The Governor elaborated that the impact arising would manifest from “restrictions on imports, foreign trade logistics, and in the future with possible restrictions on the export of Russian products.”

Additionally, she warned the State Duma that because the modern world “is arranged in such a way that almost any product is produced with one or another share of imported components” that it is necessary to “look for new partners and new logistics” for both imports and exports, as well as bring component production home.

This aspect may be notable as concerns Russia’s military effort in Ukraine. In 2014, high ranking officials stated publicly that the country needed to find a replacement for as many as 826 models of weapons and equipment that relied on NATO or EU countries for replacement components.

“At the moment, perhaps this problem is not yet so strongly felt, because there are still reserves in the economy,” Nabiullina warned ominously, “But the period when the economy can live on reserves is finite.”

She stated that Q2 and Q3 of 2022 were forecast to be when Russia “will actively enter the period of structural transformation and the search for new business models for many enterprises.”

The Bank of Russia, the Governor added, is “well aware that this period may be accompanied by a surge in prices for certain goods.”

“Therefore, inflation will be above the target. And you need to understand that such an excess of inflation will be largely due not to high demand, but to restrictions on the supply side of goods, with low supply.”

A tool at its limits

In another issuance of a dire warning, on April 13, finmarket.ru reported that First Deputy Prime Minister Andrey Belousov stated in an address to the Federation Council, according to a Google translation of a Russian-language article, that for “backbone enterprises” and medium-sized companies, “We have certain macroeconomic limits in which we work” to assist with economic troubles.

Belousov continued, “We have now roughly found the limits in which we can work without increasing the burden on inflation.” 

“If we talk in total about loans, about lending to the economy through all channels, it is somewhere in the region of 7-8 trillion rubles.”

At the time of writing, 8 trillion rubles is approximately US$98 billion.

The Deputy PM went further to say that when “taking into account” mortgages and loans issued to strategic and medium-sized enterprises that Russia was now on the cusp of being at its lending limits. 

“This means that in order to support other groups of enterprises, some other measures need to be taken, including reducing the tax burden and so on,” added Belousov.
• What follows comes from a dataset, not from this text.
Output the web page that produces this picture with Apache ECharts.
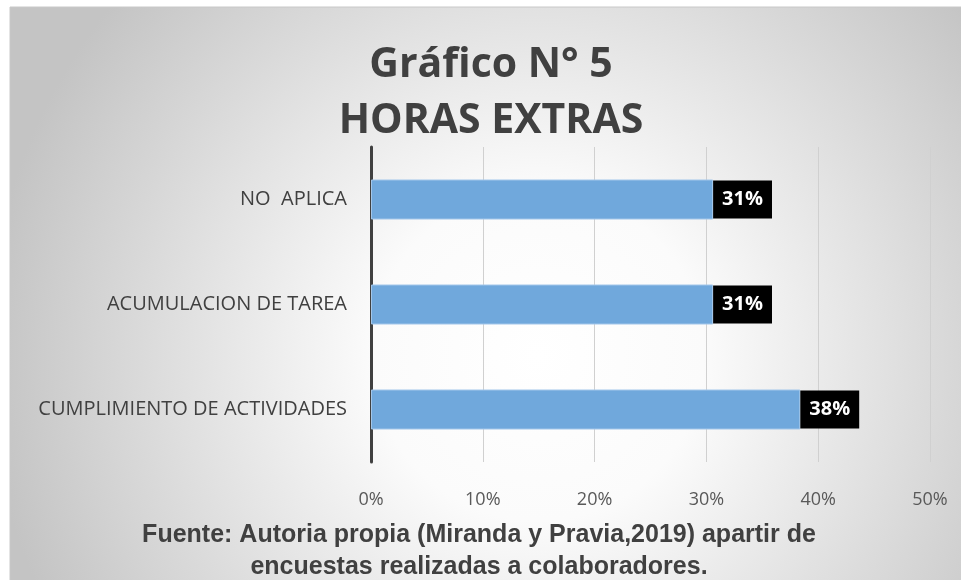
<!DOCTYPE html>
<html>
<head>
<meta charset="utf-8">
<script src="https://cdn.jsdelivr.net/npm/echarts@6/dist/echarts.min.js"></script>
<style>
  html, body { margin: 0; padding: 0; background: #fff; }
  #chart { width: 961px; height: 580px; }
</style>
</head>
<body>
<div id="chart"></div>
<script>
// categorias (de abajo hacia arriba)
const categorias = ['CUMPLIMIENTO DE ACTIVIDADES', 'ACUMULACION DE TAREA', 'NO  APLICA']
const valores = [38.4, 30.6, 30.6]
const ticks = [0, 10, 20, 30, 40, 50]

const chart = echarts.init(document.getElementById('chart'))

const options = {
  backgroundColor: '#ffffff',
  animation: false,
  graphic: [{
    type: 'rect',
    z: -10,
    silent: true,
    shape: { x: 10, y: 7, width: 960, height: 580 },
    style: {
      fill: {
        type: 'radial',
        x: 0.55,
        y: 0.6,
        r: 0.95,
        colorStops: [
          { offset: 0, color: '#ffffff' },
          { offset: 0.3, color: '#fbfbfb' },
          { offset: 1, color: '#c4c4c4' }
        ]
      },
      stroke: '#c8c8c8',
      lineWidth: 1
    }
  }],
  title: [{
    text: 'Gráfico N° 5\nHORAS EXTRAS',
    left: 486,
    textAlign: 'center',
    top: 32,
    textStyle: {
      fontFamily: 'Open Sans',
      fontWeight: 'bold',
      fontSize: 41,
      lineHeight: 56,
      color: '#404040'
    }
  }, {
    text: 'Fuente: Autoria propia (Miranda y Pravia,2019) apartir de\nencuestas realizadas a colaboradores.',
    left: 474,
    textAlign: 'center',
    top: 514,
    textStyle: {
      fontFamily: 'Liberation Sans',
      fontWeight: 'bold',
      fontSize: 25,
      lineHeight: 32,
      color: '#404040'
    }
  }],
  grid: {
    left: 371,
    right: 31,
    top: 147,
    bottom: 118
  },
  xAxis: {
    type: 'value',
    min: ticks[0],
    max: ticks[ticks.length - 1],
    interval: 10,
    axisLine: { show: false },
    axisTick: { show: false },
    axisLabel: {
      formatter: '{value}%',
      margin: 29,
      fontFamily: 'Open Sans',
      fontSize: 18,
      color: '#595959'
    },
    splitLine: {
      lineStyle: { color: '#d0d0d0', width: 1 }
    }
  },
  yAxis: {
    type: 'category',
    data: categorias,
    axisLine: {
      lineStyle: { color: '#404040', width: 3 }
    },
    axisTick: { show: false },
    axisLabel: {
      margin: 24,
      fontFamily: 'Open Sans',
      fontSize: 20,
      color: '#404040'
    }
  },
  series: [{
    type: 'bar',
    data: valores,
    barWidth: 40,
    itemStyle: {
      color: '#70a8dc',
      borderColor: '#a2c6ea',
      borderWidth: 1
    },
    label: {
      show: true,
      position: 'right',
      distance: 0,
      formatter: p => Math.round(p.value) + '%',
      backgroundColor: '#000000',
      padding: [8, 9],
      color: '#ffffff',
      fontFamily: 'Open Sans',
      fontWeight: 'bold',
      fontSize: 20,
      lineHeight: 22
    }
  }]
}

chart.setOption(options)
</script>
</body>
</html>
Belousov also told the Council that since sanctions began that while consumer prices for long-shelf life products, such as salt and grains, have increased by as much as 20 percent, staples such as sugar and vegetables have increased upwards of 50 to 60 percent.

Tough on jobs

Sanctions have naturally hit the job market hard. An April 18 article published by the Mayor of Moscow, Sergei Sobyanin, promoting a new government-backed stimulus program was forced to admit, “According to our estimates, about 200,000 people are at risk of losing their jobs” as a result of sanctions and corporate pull outs.

The program proposes that residents who are furloughed on paid leave by a company in the process of exiting Russia be given command economy-style temporary work opportunities such as the “acquisition of archives, current repairs of equipment and similar activities.”

For residents who have been laid off and are currently without any income, the program intends to grant employment in public sectors such as at document registrar offices, summer program government program pavilions, and parks. 

Additionally, the stimulus package will provide cash flow to Russian companies who are “engaged in mass employment.”

Sobyanin said that the program, which amounts to 3.36 billion rubles (about US$42 billion) paid from the federal budget, is expected to provide provisional employment to as many as 58,000 citizens.